[Moved to DR at the April, 2013 meeting.]

Notes from the June, 2016 meeting:

The resolution of issue 2094 revert the changes above revert the changes of volatile qualification on trivial copyability.

Proposed resolution, October, 2012:

1. Change 6.8 [basic.types] paragraph 9 as follows:

...Scalar types, trivially copyable class types (Clause 11 [class]), arrays of such types, and cv-qualified non-volatile const-qualified versions of these types (6.8.5 [basic.type.qualifier]) are collectively called trivially copyable types. Scalar types, trivial class types...

2. Change 9.2.9.2 [dcl.type.cv] paragraphs 6-7 as follows:

What constitutes an access to an object that has volatile-qualified type is implementation-defined. If an attempt is made to refer to an object defined with a volatile-qualified type through the use of a glvalue with a non-volatile-qualified type, the program behavior is undefined.

[Note: volatile is a hint to the implementation to avoid aggressive optimization involving the object because the value of the object might be changed by means undetectable by an implementation. Furthermore, for some implementations, volatile might indicate that special hardware instructions are required to access the object. See 6.9.1 [intro.execution] for detailed semantics. In general, the semantics of volatile are intended to be the same in C++ as they are in C. —end note]

3. Change 11.4.5.3 [class.copy.ctor] paragraph 12 as follows:

A copy/move constructor for class X is trivial if it is not user-provided, its declared parameter type is the same as if it had been implicitly declared, and if

• class X has no virtual functions (11.7.3 [class.virtual]) and no virtual base classes (11.7.2 [class.mi]), and

• class X has no non-static data members of volatile-qualified type, and

• ...

4. Change 11.4.5.3 [class.copy.ctor] paragraph 25 as follows:

A copy/move assignment operator for class X is trivial if it is not user-provided, its declared parameter type is the same as if it had been implicitly declared, and if

• class X has no virtual functions (11.7.3 [class.virtual]) and no virtual base classes (11.7.2 [class.mi]), and

• class X has no non-static data members of volatile-qualified type, and

• ...

Notes from the April, 2005 meeting:

It is not clear whether the volatile qualifier actually guarantees atomicity in this way.
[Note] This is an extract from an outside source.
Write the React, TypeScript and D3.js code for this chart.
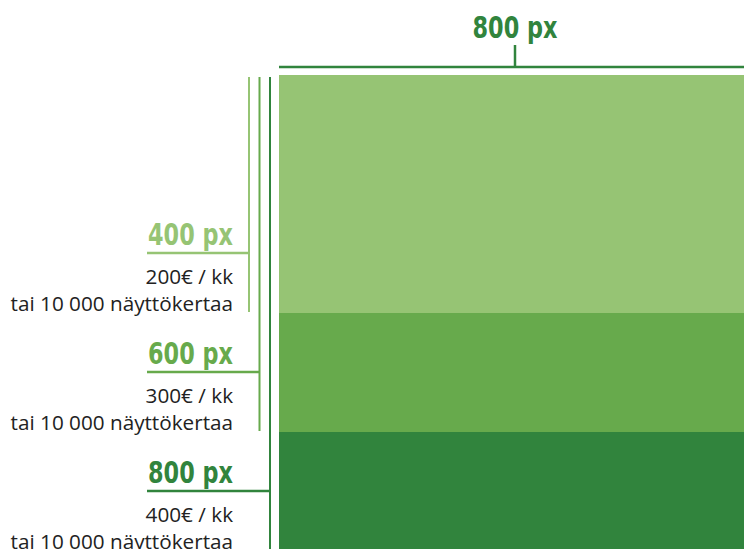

Also, the work on the memory model for multithreading being done by the Evolution Working Group seems at this point likely to specify additional semantics for volatile data, and that work would need to be considered before resolving this issue.

(See also issue 1746.)

In 6.8 [basic.types] paragraph 10, the standard makes it quite clear that volatile qualified types are PODs:

Arithmetic types (6.8.2 [basic.fundamental]), enumeration types, pointer types, and pointer to member types (6.8.4 [basic.compound]), and cv-qualified versions of these types (6.8.5 [basic.type.qualifier]) are collectively called scalar types. Scalar types, POD-struct types, POD-union types (Clause 11 [class]), arrays of such types and cv-qualified versions of these types (6.8.5 [basic.type.qualifier]) are collectively called POD types.

However in 6.8 [basic.types] paragraph 3, the standard makes it clear that PODs can be copied “as if” they were a collection of bytes by memcpy:

For any POD type T, if two pointers to T point to distinct T objects obj1 and obj2, where neither obj1 nor obj2 is a base-class subobject, if the value of obj1 is copied into obj2, using the std::memcpy library function, obj2 shall subsequently hold the same value as obj1.

The problem with this is that a volatile qualified type may need to be copied in a specific way (by copying using only atomic operations on multithreaded platforms, for example) in order to avoid the “memory tearing” that may occur with a byte-by-byte copy.

I realise that the standard says very little about volatile qualified types, and nothing at all (yet) about multithreaded platforms, but nonetheless this is a real issue, for the following reason:

The forthcoming TR1 will define a series of traits that provide information about the properties of a type, including whether a type is a POD and/or has trivial construct/copy/assign operations. Libraries can use this information to optimise their code as appropriate, for example an array of type T might be copied with a memcpy rather than an element-by-element copy if T is a POD. This was one of the main motivations behind the type traits chapter of the TR1. However it's not clear how volatile types (or POD's which have a volatile type as a member) should be handled in these cases.